Typical Applications
Medium-to-low-pressure fluid transport (e.g., city gas networks, potable water pipelines), oilfield casing (OCTG), and mechanical structural tubes.
ii. LSAW Pipes
Process Principle & Characteristics
LSAW pipes are made from single sheets of medium-to-thick steel plates. The plates are first formed into a U-shape, then into an O-shape using molds or forming machines—known in the industry as JCOE or UOE processes—followed by double-sided inner and outer submerged arc welding.

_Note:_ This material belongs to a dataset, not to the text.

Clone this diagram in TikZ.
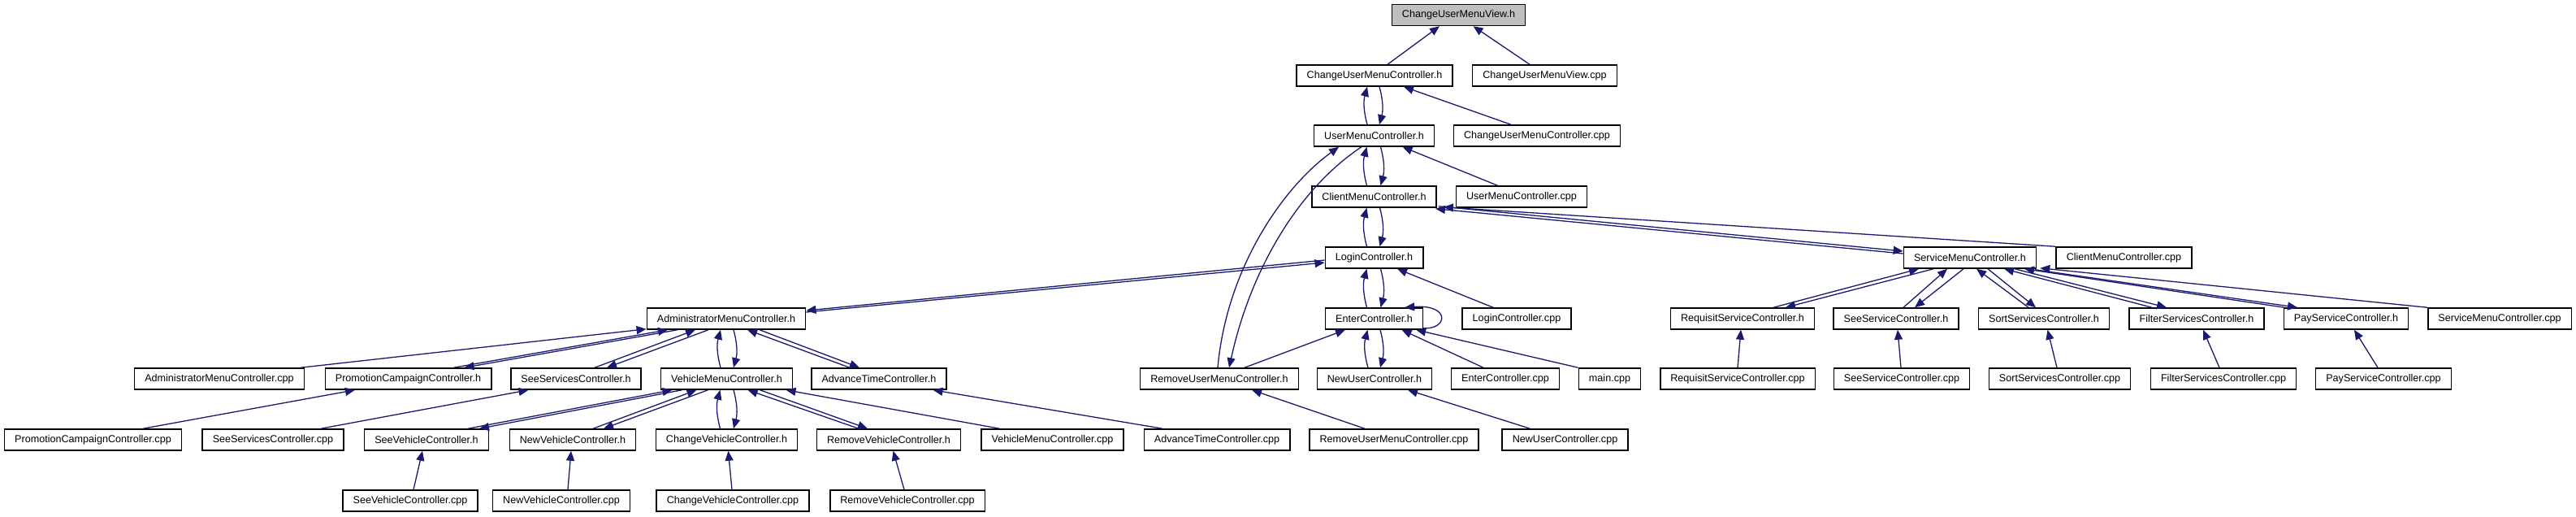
\documentclass[tikz,border=0pt]{standalone}
\usepackage{fontspec}
\setmainfont{Liberation Sans}
\usetikzlibrary{arrows.meta, positioning}
\definecolor{depblue}{HTML}{191970}
\definecolor{viewgray}{HTML}{BFBFBF}

\begin{document}
\begin{tikzpicture}[x=1pt, y=-1pt,
		file/.style={draw=black, line width=1.5pt, fill=white, minimum height=26pt, inner xsep=12.6pt, inner ysep=0pt, font={\fontsize{12.6pt}{15pt}\selectfont}},
		dep/.style={draw=depblue, line width=1.3pt, -{Triangle[length=12pt, width=10pt]}}]
		
		\useasboundingbox (0,0) rectangle (3171,635);
		
		% --- TOP: THE VIEW AND ITS CONTROLLER ---
		\node[file, fill=viewgray] (ChangeViewH) at (1795.5,18.5) {ChangeUserMenuView.h};
		\node[file] (ChangeCtrlH) at (1692,93) {ChangeUserMenuController.h};
		\node[file] (ChangeViewCpp) at (1901.5,93) {ChangeUserMenuView.cpp};
		\node[file] (UserMenuH) at (1691.5,167) {UserMenuController.h};
		\node[file] (ChangeCtrlCpp) at (1892,167) {ChangeUserMenuController.cpp};
		\node[file] (ClientMenuH) at (1691.5,242) {ClientMenuController.h};
		\node[file] (UserMenuCpp) at (1873,242) {UserMenuController.cpp};
		\node[file] (LoginH) at (1691.5,317) {LoginController.h};
		\node[file] (ServiceMenuH) at (2425,317) {ServiceMenuController.h};
		\node[file] (ClientMenuCpp) at (2614.5,317) {ClientMenuController.cpp};
		
		% --- MIDDLE ROW ---
		\node[file] (AdminMenuH) at (894,392) {AdministratorMenuController.h};
		\node[file] (EnterH) at (1691.5,392) {EnterController.h};
		\node[file] (LoginCpp) at (1867,392) {LoginController.cpp};
		\node[file] (RequisitH) at (2145,392) {RequisitServiceController.h};
		\node[file] (SeeServiceH) at (2334,392) {SeeServiceController.h};
		\node[file] (SortH) at (2516,392) {SortServicesController.h};
		\node[file] (FilterH) at (2704,392) {FilterServicesController.h};
		\node[file] (PayH) at (2888,392) {PayServiceController.h};
		\node[file] (ServiceMenuCpp) at (3077,392) {ServiceMenuController.cpp};
		
		\node[file] (AdminMenuCpp) at (270,466) {AdministratorMenuController.cpp};
		\node[file] (PromoH) at (502.5,466) {PromotionCampaignController.h};
		\node[file] (SeeServicesH) at (709,466) {SeeServicesController.h};
		\node[file] (VehicleMenuH) at (894.5,466) {VehicleMenuController.h};
		\node[file] (AdvanceH) at (1082,466) {AdvanceTimeController.h};
		\node[file] (RemoveUserH) at (1501,466) {RemoveUserMenuController.h};
		\node[file] (NewUserH) at (1692,466) {NewUserController.h};
		\node[file] (EnterCpp) at (1853,466) {EnterController.cpp};
		\node[file] (MainCpp) at (1981.5,466) {main.cpp};
		\node[file] (RequisitCpp) at (2139,466) {RequisitServiceController.cpp};
		\node[file] (SeeServiceCpp) at (2341,466) {SeeServiceController.cpp};
		\node[file] (SortCpp) at (2535.5,466) {SortServicesController.cpp};
		\node[file] (FilterCpp) at (2737,466) {FilterServicesController.cpp};
		\node[file] (PayCpp) at (2934,466) {PayServiceController.cpp};
		
		% --- BOTTOM ROWS ---
		\node[file] (PromoCpp) at (114.5,541) {PromotionCampaignController.cpp};
		\node[file] (SeeServicesCpp) at (336,541) {SeeServicesController.cpp};
		\node[file] (SeeVehicleH) at (525,541) {SeeVehicleController.h};
		\node[file] (NewVehicleH) at (705,541) {NewVehicleController.h};
		\node[file] (ChangeVehicleH) at (894.5,541) {ChangeVehicleController.h};
		\node[file] (RemoveVehicleH) at (1094,541) {RemoveVehicleController.h};
		\node[file] (VehicleMenuCpp) at (1295.5,541) {VehicleMenuController.cpp};
		\node[file] (AdvanceCpp) at (1498,541) {AdvanceTimeController.cpp};
		\node[file] (RemoveUserCpp) at (1716,541) {RemoveUserMenuController.cpp};
		\node[file] (NewUserCpp) at (1926.5,541) {NewUserController.cpp};
		
		\node[file] (SeeVehicleCpp) at (505,616) {SeeVehicleController.cpp};
		\node[file] (NewVehicleCpp) at (691,616) {NewVehicleController.cpp};
		\node[file] (ChangeVehicleCpp) at (902,616) {ChangeVehicleController.cpp};
		\node[file] (RemoveVehicleCpp) at (1117,616) {RemoveVehicleController.cpp};
		
		% --- INCLUDES: USER MENU CHAIN ---
		\draw[dep] ([xshift=16]ChangeCtrlH.north) -- ([xshift=-23.5]ChangeViewH.south);
		\draw[dep] ([xshift=-18.5]ChangeViewCpp.north) -- ([xshift=18]ChangeViewH.south);
		\draw[dep] ([xshift=-8.5]UserMenuH.north) to[bend left=15] ([xshift=-9]ChangeCtrlH.south);
		\draw[dep] ([xshift=6]ChangeCtrlH.south) to[bend left=15] ([xshift=6.5]UserMenuH.north);
		\draw[dep] ([xshift=-32]ChangeCtrlCpp.north) -- ([xshift=36]ChangeCtrlH.south);
		\draw[dep] ([xshift=-9]ClientMenuH.north) to[bend left=15] ([xshift=-9]UserMenuH.south);
		\draw[dep] ([xshift=8]UserMenuH.south) to[bend left=15] ([xshift=8]ClientMenuH.north);
		\draw[dep] ([xshift=-29.5]UserMenuCpp.north) -- ([xshift=35]UserMenuH.south);
		\draw[dep] ([xshift=-2]RemoveUserH.north) .. controls +(11,-123) and +(-68,49) .. ([xshift=-43.5]UserMenuH.south);
		\draw[dep] ([xshift=-15.5]UserMenuH.south) .. controls +(-76,50) and +(27,-123) .. ([xshift=12]RemoveUserH.north);
		\draw[dep] ([xshift=-9]LoginH.north) to[bend left=15] ([xshift=-9]ClientMenuH.south);
		\draw[dep] ([xshift=7]ClientMenuH.south) to[bend left=15] ([xshift=7]LoginH.north);
		\draw[dep] ([xshift=2,yshift=2]ClientMenuH.south east) -- ([yshift=8]ServiceMenuH.west);
		\draw[dep] ([yshift=5]ServiceMenuH.west) -- ([xshift=-2,yshift=-1]ClientMenuH.south east);
		\draw[dep] (ClientMenuCpp.north west) -- ([xshift=8,yshift=1]ClientMenuH.south east);
		
		% --- INCLUDES: LOGIN AND ENTER ---
		\draw[dep] ([xshift=-9]EnterH.north) to[bend left=15] ([xshift=-9]LoginH.south);
		\draw[dep] ([xshift=8]LoginH.south) to[bend left=15] ([xshift=8]EnterH.north);
		\draw[dep] ([xshift=-29]LoginCpp.north) -- ([xshift=28.5]LoginH.south);
		\draw[dep] ([yshift=8]AdminMenuH.east) -- ([yshift=-6]LoginH.west);
		\draw[dep] ([yshift=-3]LoginH.west) -- ([yshift=10]AdminMenuH.east);
		\draw[dep] ([yshift=2]EnterH.south east) .. controls +(30,2) and +(57,-4) .. ([xshift=-23]EnterH.north east);
		\draw[dep] ([xshift=31]RemoveUserH.north) -- ([xshift=-35.5]EnterH.south);
		\draw[dep] ([xshift=-8]NewUserH.north) to[bend left=15] ([xshift=-8]EnterH.south);
		\draw[dep] ([xshift=7.5]EnterH.south) to[bend left=15] ([xshift=7]NewUserH.north);
		\draw[dep] ([xshift=-27]EnterCpp.north) -- ([xshift=34]EnterH.south);
		\draw[dep] (MainCpp.north west) -- ([xshift=-9]EnterH.south east);
		\draw[dep] ([xshift=-36]RemoveUserCpp.north) -- ([xshift=40]RemoveUserH.south);
		\draw[dep] ([xshift=-43]NewUserCpp.north) -- ([xshift=41]NewUserH.south);
		
		% --- INCLUDES: SERVICE MENU ---
		\draw[dep] ([xshift=38]RequisitH.north) -- ([xshift=-63]ServiceMenuH.south);
		\draw[dep] ([xshift=-45]ServiceMenuH.south) -- ([xshift=53]RequisitH.north);
		\draw[dep] ([xshift=9]SeeServiceH.north) -- ([xshift=-28]ServiceMenuH.south);
		\draw[dep] ([xshift=-8]ServiceMenuH.south) -- ([xshift=23]SeeServiceH.north);
		\draw[dep] ([xshift=-19]SortH.north) -- ([xshift=8]ServiceMenuH.south);
		\draw[dep] ([xshift=22]ServiceMenuH.south) -- ([xshift=-10]SortH.north);
		\draw[dep] ([xshift=-55]FilterH.north) -- ([xshift=42]ServiceMenuH.south);
		\draw[dep] ([xshift=55]ServiceMenuH.south) -- ([xshift=-37]FilterH.north);
		\draw[dep] ([xshift=-76]PayH.north) -- ([xshift=67]ServiceMenuH.south);
		\draw[dep] ([xshift=80,yshift=-1]ServiceMenuH.south) -- ([xshift=-60]PayH.north);
		\draw[dep] (ServiceMenuCpp.north west) -- ([xshift=4,yshift=1]ServiceMenuH.south east);
		\draw[dep] (RequisitCpp.north) -- ([xshift=-2]RequisitH.south);
		\draw[dep] ([xshift=-1]SeeServiceCpp.north) -- ([xshift=2]SeeServiceH.south);
		\draw[dep] ([xshift=-3.5]SortCpp.north) -- ([xshift=4.5]SortH.south);
		\draw[dep] ([xshift=-5]FilterCpp.north) -- ([xshift=8]FilterH.south);
		\draw[dep] ([xshift=-7]PayCpp.north) -- ([xshift=10]PayH.south);
		
		% --- INCLUDES: ADMINISTRATOR MENU ---
		\draw[dep] ([xshift=100]AdminMenuCpp.north) -- ([yshift=1]AdminMenuH.south west);
		\draw[dep] ([xshift=56]PromoH.north) -- ([xshift=-72]AdminMenuH.south);
		\draw[dep] ([xshift=-60]AdminMenuH.south) -- ([xshift=69]PromoH.north);
		\draw[dep] ([xshift=23]SeeServicesH.north) -- ([xshift=-38]AdminMenuH.south);
		\draw[dep] ([xshift=-22]AdminMenuH.south) -- ([xshift=38]SeeServicesH.north);
		\draw[dep] ([xshift=-7.5]VehicleMenuH.north) to[bend left=15] ([xshift=-7]AdminMenuH.south);
		\draw[dep] ([xshift=9]AdminMenuH.south) to[bend left=15] ([xshift=8.5]VehicleMenuH.north);
		\draw[dep] ([xshift=-36]AdvanceH.north) -- ([xshift=26]AdminMenuH.south);
		\draw[dep] ([xshift=41]AdminMenuH.south) -- ([xshift=-24]AdvanceH.north);
		\draw[dep] ([xshift=61.5]PromoCpp.north) -- ([xshift=-65.5]PromoH.south);
		\draw[dep] ([xshift=59]SeeServicesCpp.north) -- ([xshift=-58.5]SeeServicesH.south);
		\draw[dep] ([xshift=-67]AdvanceCpp.north) -- ([xshift=66.5]AdvanceH.south);
		
		% --- INCLUDES: VEHICLE MENU ---
		\draw[dep] ([xshift=51]SeeVehicleH.north) -- ([xshift=-67]VehicleMenuH.south);
		\draw[dep] ([xshift=-55]VehicleMenuH.south) -- ([xshift=65]SeeVehicleH.north);
		\draw[dep] ([xshift=25]NewVehicleH.north) -- ([xshift=-37]VehicleMenuH.south);
		\draw[dep] ([xshift=-23]VehicleMenuH.south) -- ([xshift=38]NewVehicleH.north);
		\draw[dep] ([xshift=-8]ChangeVehicleH.north) to[bend left=15] ([xshift=-8]VehicleMenuH.south);
		\draw[dep] ([xshift=8.5]VehicleMenuH.south) to[bend left=15] ([xshift=8.5]ChangeVehicleH.north);
		\draw[dep] ([xshift=-37]RemoveVehicleH.north) -- ([xshift=26]VehicleMenuH.south);
		\draw[dep] ([xshift=41]VehicleMenuH.south) -- ([xshift=-26]RemoveVehicleH.north);
		\draw[dep] ([xshift=-65]VehicleMenuCpp.north) -- ([xshift=73]VehicleMenuH.south);
		\draw[dep] ([xshift=4]SeeVehicleCpp.north) -- ([xshift=-5]SeeVehicleH.south);
		\draw[dep] ([xshift=8]NewVehicleCpp.north) -- ([xshift=-2]NewVehicleH.south);
		\draw[dep] ([xshift=-1]ChangeVehicleCpp.north) -- ([xshift=2]ChangeVehicleH.south);
		\draw[dep] ([xshift=-4]RemoveVehicleCpp.north) -- ([xshift=5.5]RemoveVehicleH.south);
		
	\end{tikzpicture}
\end{document}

Submerged arc welding (SAW) occurs under a layer of granular flux, concealing the arc. With the addition of welding wire and flux, the weld forms a fusion metal structure typical of conventional welding metallurgy.
Advantages & Limitations
- Advantages: Capable of producing extra-large diameters (up to 1620 mm+) and thick walls (up to 100 mm). Suitable for high-grade steels (e.g., API 5L X70/X80), low-temperature and high-pressure applications, and highly corrosive environments. Full-length mechanical expansion after JCOE or UOE forming ensures dimensional stability and effectively relieves residual stresses.
- Limitations: Complex process, expensive equipment (requiring multi-thousand-ton presses), low production efficiency, and high cost per ton of steel.
Typical Applications
High-pressure onshore and offshore oil & gas transmission pipelines, high-rise building structural columns, offshore wind turbine jacket piles, deep-water bridge foundation piles.
iii. SSAW Pipes
Process Principle & Characteristics
SSAW pipes are made from hot-rolled steel coils, forming the pipe at an angle relative to the pipe axis (forming angle). The steel strip is continuously spirally bent into a cylindrical shape, followed by double-sided SAW welding.

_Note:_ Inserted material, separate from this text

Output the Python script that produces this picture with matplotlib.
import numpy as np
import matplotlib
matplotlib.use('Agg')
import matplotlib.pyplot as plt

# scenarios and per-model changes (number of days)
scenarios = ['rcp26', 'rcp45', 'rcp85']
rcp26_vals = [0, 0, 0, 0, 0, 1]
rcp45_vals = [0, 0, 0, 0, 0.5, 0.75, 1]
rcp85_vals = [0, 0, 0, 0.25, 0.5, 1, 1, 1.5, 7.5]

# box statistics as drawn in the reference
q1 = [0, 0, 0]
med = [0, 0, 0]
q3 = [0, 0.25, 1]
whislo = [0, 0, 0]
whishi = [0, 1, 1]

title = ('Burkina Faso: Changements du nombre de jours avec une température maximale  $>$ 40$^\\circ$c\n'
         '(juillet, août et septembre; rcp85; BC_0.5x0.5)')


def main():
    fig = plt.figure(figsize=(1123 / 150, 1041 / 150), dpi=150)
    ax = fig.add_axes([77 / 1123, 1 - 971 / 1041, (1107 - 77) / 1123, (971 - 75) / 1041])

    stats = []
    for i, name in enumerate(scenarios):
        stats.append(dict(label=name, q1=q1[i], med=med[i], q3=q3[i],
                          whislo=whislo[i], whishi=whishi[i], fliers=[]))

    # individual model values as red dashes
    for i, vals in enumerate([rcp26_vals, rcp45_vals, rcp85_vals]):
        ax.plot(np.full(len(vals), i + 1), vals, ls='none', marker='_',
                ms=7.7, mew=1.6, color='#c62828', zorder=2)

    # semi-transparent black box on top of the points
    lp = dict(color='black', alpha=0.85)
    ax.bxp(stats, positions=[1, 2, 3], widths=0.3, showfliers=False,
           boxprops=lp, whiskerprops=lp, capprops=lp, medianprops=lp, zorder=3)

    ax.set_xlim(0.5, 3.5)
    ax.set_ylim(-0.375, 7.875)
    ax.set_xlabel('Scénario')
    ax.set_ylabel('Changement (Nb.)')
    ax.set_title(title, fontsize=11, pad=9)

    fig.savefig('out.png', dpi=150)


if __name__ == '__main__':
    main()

Key characteristic: the weld forms a spiral around the pipe body, allowing the production of large-diameter pipes from narrow strips by adjusting the forming angle.
Advantages & Limitations
- Advantages: Flexible production—different diameters can be produced from the same coil, simplifying supply chains. Continuous spiral forming offers higher efficiency than LSAW, and equipment costs for large diameters are significantly lower, making SSAW cost-competitive.
- Limitations: The total weld length is typically 30–100% longer than straight-seam pipes, increasing the probability of defects (slag inclusions, porosity, lack of fusion). The spiral seam orientation under internal pressure has a unique stress pattern, giving it slightly lower historical reliability than LSAW in high-pressure oil and gas transport.
Typical Applications
Large-diameter low-pressure long-distance water supply pipelines, municipal sewage pipelines, bridge and dock foundation piles, and low-pressure structural supports.

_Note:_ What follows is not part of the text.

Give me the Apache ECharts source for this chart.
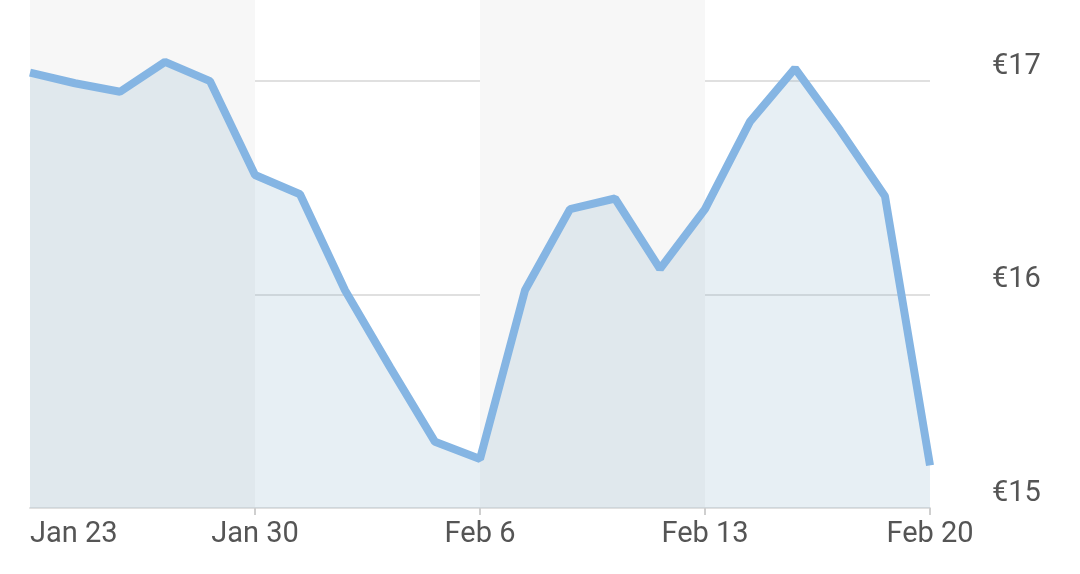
<!DOCTYPE html>
<html>
<head>
    <meta charset="utf-8">
    <title>Price chart</title>
    <script src="https://cdn.jsdelivr.net/npm/echarts@5/dist/echarts.min.js"></script>
    <style>
        html, body { margin: 0; padding: 0; background: #fff; }
    </style>
</head>
<body>
    <div id="main" style="width: 1080px;height:574px;"></div>
    <script type="text/javascript">
        // trading days (weekdays only)
        var dates = ['Jan 23', 'Jan 24', 'Jan 25', 'Jan 26', 'Jan 27',
                     'Jan 30', 'Jan 31', 'Feb 1', 'Feb 2', 'Feb 3',
                     'Feb 6', 'Feb 7', 'Feb 8', 'Feb 9', 'Feb 10',
                     'Feb 13', 'Feb 14', 'Feb 15', 'Feb 16', 'Feb 17',
                     'Feb 20'];
        var prices = [17.04, 16.99, 16.95, 17.09, 17.00,
                      16.56, 16.47, 16.02, 15.66, 15.31,
                      15.23, 16.02, 16.40, 16.45, 16.12,
                      16.40, 16.81, 17.06, 16.77, 16.46,
                      15.20];
        var yTicks = [15, 16, 17];

        var myChart = echarts.init(document.getElementById('main'));

        // one label / tick / band per week
        function weekStart(idx) { return idx % 5 === 0; }

        var option = {
            animation: false,
            grid: { left: 30, right: 150, top: 0, bottom: 66 },
            xAxis: {
                type: 'category',
                data: dates,
                boundaryGap: false,
                axisLine: { lineStyle: { color: '#e0e0e0', width: 2 } },
                axisTick: {
                    interval: function (idx) { return idx > 0 && idx % 5 === 0; },
                    length: 7,
                    lineStyle: { color: '#cfcfcf', width: 2 }
                },
                axisLabel: {
                    interval: weekStart,
                    alignMinLabel: 'left',
                    margin: 12,
                    color: '#555',
                    fontSize: 29,
                    fontFamily: 'Roboto'
                },
                splitLine: { show: false },
                splitArea: {
                    show: true,
                    interval: weekStart,
                    areaStyle: { color: ['#f7f7f7', 'rgba(255,255,255,0)'] }
                }
            },
            yAxis: {
                type: 'value',
                position: 'right',
                min: 15,
                max: 17.38,
                interval: 1,
                axisLine: { show: false },
                axisTick: { show: false },
                axisLabel: {
                    margin: 62,
                    color: '#555',
                    fontSize: 29,
                    fontFamily: 'Roboto',
                    verticalAlign: 'bottom',
                    padding: [0, 0, 0, 0],
                    formatter: function (v) {
                        return yTicks.indexOf(v) >= 0 ? '€' + v : '';
                    }
                },
                splitLine: {
                    lineStyle: { color: ['#e0e0e0', '#e0e0e0', '#e0e0e0', 'rgba(0,0,0,0)'], width: 2 }
                }
            },
            series: [{
                name: 'price',
                type: 'line',
                data: prices,
                symbol: 'none',
                lineStyle: { color: '#85b5e3', width: 8 },
                areaStyle: { color: 'rgba(140,178,205,0.3)' }
            }]
        };
        myChart.setOption(option);
    </script>
</body>
</html>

II. Comparative Table of Welded Steel Pipe Types
| Evaluation Dimension | ERW (HF Longitudinal) | LSAW (Double-Sided SAW) | SSAW (Double-Sided Spiral SAW) |
|---|---|---|---|
| Seam Type | Straight (no filler) | Straight (with filler & flux) | Spiral (with filler & flux) |
| Diameter Range | Small: 21.3–610 mm | Extra-large: 406–1620+ mm | Large: 219–3000+ mm |
| Max Wall Thickness | Thin (≤22 mm) | Very thick (40–100 mm) | Medium (≤25 mm) |
| Dimensional Accuracy | Very high | High (mechanical expansion) | Moderate (residual stress and ovality risk) |
| Weld Length | Short (pipe length) | Short (pipe length) | Very long (1.3–2× pipe length) |
| Defect Rate / NDT | Low, easy ultrasonic inspection | Low, most reliable NDT | Relatively higher, difficult spiral seam inspection |
| Relative Cost | Lowest | Highest | Moderate (excellent value for large diameters) |
III. Selection Logic for Engineering Projects
Selecting a welded steel pipe is not simply about choosing the most expensive or cheapest option; it requires balancing design pressure, environmental conditions, geometric safety, and project budget. A three-step logic is recommended:
1. Safety Grade Based on Design Pressure and Medium
- High-risk/high-pressure media (natural gas, crude oil, high-pressure jet fuel): Pipeline failure can be catastrophic. For diameters >610 mm, LSAW is preferred. For ≤610 mm, ERW pipes with stringent NDT (PSL2) are acceptable.
- Low-risk/standard-pressure media (potable water, agricultural irrigation, low-to-medium-pressure sewage): Cost-effective, large-diameter solutions like SSAW are suitable.
2. Structural Stress Assessment
- Dynamic or seismic loads (bridge piles, high-rise core columns, deep-water piling): Pipes endure thousands of impact cycles; replacement is impractical. LSAW is the only reliable choice due to uniform stress distribution and defect-free longitudinal seams.
- Static support structures (roof trusses, protective piles, foundation casings): SSAW or ERW may be used to optimize procurement costs.
3. Manufacturing Feasibility and Commercial Considerations
When technical feasibility overlaps (e.g., 508 mm OD, 12 mm wall thickness water pipes), commercial factors guide the choice:
- Small quantity, tight delivery: LSAW, flexible due to single-plate production.
- Large quantity, budget-sensitive: ERW, lower amortized cost due to automated production lines.
Key Takeaways
There is no absolute “best” welded pipe type—risk arises from misalignment with application scenarios:
- ERW: Precision, efficiency, low cost for medium diameters
- LSAW: Extreme pressure capability, critical infrastructure applications
- SSAW: Economical, flexible, ideal for large-diameter, low-pressure applications
Correct selection ensures project safety, cost efficiency, and long-term operational reliability.